When I was considering derivatives and integrals (to try integration by parts) related with a closed form for $\zeta(3)$ (due to J. Jensen, see the Wikipedia), I've asked to me

Question. How it is possible to calculate $$\int_0^1\frac{\cos(\arctan x)}{\sqrt{x}}dx?$$ Can you justify a closed form for $$\int\frac{\cos(\arctan x)}{\sqrt{x}}dx?$$ Many thanks.

(The integral $\int \frac{\cos(\arctan x)}{1+\sqrt{x}}dx$ seems much more complicated).

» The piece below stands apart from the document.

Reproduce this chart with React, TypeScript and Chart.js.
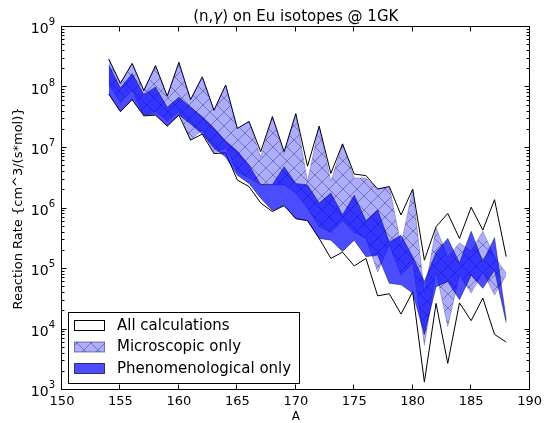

• $\cos(\arctan x) = 1/\sqrt{1+x^2}$. But I think that still leaves an elliptic integral. – B. Goddard Sep 15 '16 at 16:41
• You are welcome @B.Goddard, very thanks much for the substitution. The problem is that I don't know facts about elliptic integrals. – user243301 Sep 15 '16 at 16:43
• the result should be $$\frac{4 \Gamma \left(\frac{5}{4}\right)^2}{\sqrt{\pi }}$$ – Dr. Sonnhard Graubner Sep 15 '16 at 16:53
• Very thank much always for your answers in this site @Dr.SonnhardGraubner – user243301 Sep 15 '16 at 16:55

$$I:=\displaystyle \int_0^1\frac{\cos\arctan x}{\sqrt{x}}\,\mathrm d x$$ $\displaystyle \cos\arctan x = \frac{1}{\sqrt{x^2+1}}$, so: $$I=\int_0^1\frac{1}{\sqrt{x(x^2+1)}}\,\mathrm d x$$ Now substitute $x=\tan\frac\theta 2$: $$I=\int_0^1 \frac{1}{\sqrt{x(x^2+1)}}\,\mathrm d x=\frac{\sqrt 2}{2} \int_0^{\frac\pi 2} \frac{\mathrm d \theta}{\sqrt{\sin\theta}}=\frac{\sqrt{2}}{4}\beta \left(\frac 14,\frac 12\right)=\boxed{\frac{\Gamma ^2 \left(\frac 14 \right)}{4\sqrt\pi}}$$ This is also equal to $K\left(\frac 12\right)$.